Temme sees students relying more on social media for their political input than on actual news sources.
“They’re really not getting their news from legacy media. … They’re getting it from things like TikTok and other social media,” Temme said.
Temme believes that the social media algorithms are unhealthy for developing political views.
“Depending on what you stop and watch for 30 seconds, you’re just going to keep getting fed that on YouTube, TikTok, Instagram – all that stuff. So it’s had a huge impact on feeding kids information that reinforces their thinking. It doesn’t challenge them at all, and that can be dangerous to their politics and how their politics are developing as teenagers,” she said.
Rogers, the Pitt professor, agrees that social media negatively fuels ideological division in teenagers.
“They take what starts out as a small curiosity or slight preference, and then start feeding us more and more content that pushes us further in that direction,” Rogers said. “That can be pretty innocent if we’re talking about fashion or sports, but it can be really dangerous if we’re talking about important current events.”
No matter where the information is derived from, Temme believes that in-person discussions should be valued higher than the prevalent virtual discourse.
“The most important part of all this is that those discussions have to be happening face-to-face – behind a computer screen is not okay,” Temme said.
Rogers also sees internet debate as unhealthy, and notes that the online environment sets unrealistic negative expectations for discussions at college.
“When people talk about controversial issues face-to-face, there tends to be a lot of mutual respect and openness to learning something new. To a great degree, social media gives us a very distorted image of how political dialogue usually goes,” Rogers said. “It’s easy to call names and be mean when you can hide behind an avatar and a screenname. We’d have healthier debates if we talked about politics in person instead of online.”
He believes that the distortion created with online politics is a problem that only grows as virtual discussion increases.
“More and more of our socializing is virtual, and less and less of it is in the real world, with people we have to look in the eye and run into later at the grocery store,” Rogers said.

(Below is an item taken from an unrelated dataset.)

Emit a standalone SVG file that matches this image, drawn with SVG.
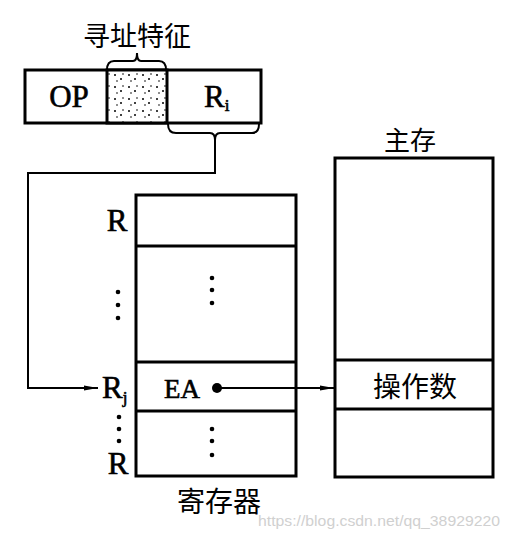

While a lot of students are more exposed to virtual than in-person discussion, there are certain spaces and clubs where political discussion is promoted, and the discussion of controversial viewpoints is encouraged. Specifically, Ellis finds the Debate Club to be a great place for discussing different topics.
“(Clubs can) give views of different ways of thought, especially with the Debate Club. Sometimes you’ll be put into somebody else’s shoes and try to debate for that point, even if it’s not what you align with. You have to think: If I were in that position, what would I do?”
Students in the Debate Club are often interested in political topics and controversial ideas. Achuek believes that students who are informed about politics are often more engaged and more willing to think deeply about the issues.
“Those who know about politics are typically really passionate about their views,” Achuek said.
But in other clubs and on high school sports teams, where debate is not a main focus, political opinions often get sidelined. As a soccer player, Achuek notes that in a team environment, the number one priority is the game at hand, and all differences are put aside when focusing on that shared goal.
“There are all sorts of people on the team, and we don’t view our differences as anything bad. We just focus on the game,” Achuek said.
Despite disagreements, Achuek believes political beliefs should not define how people are treated.
“I view people on the way they act, not their political beliefs,” Achuek said.
Jones agrees.
“I think a lot about how concerning it is – how people can solely base each other off of their views instead of the kind of person they are,” Jones said. “I know in many relationships and friendships I’ve had, even though we have different views, we can still appreciate each other and be close.”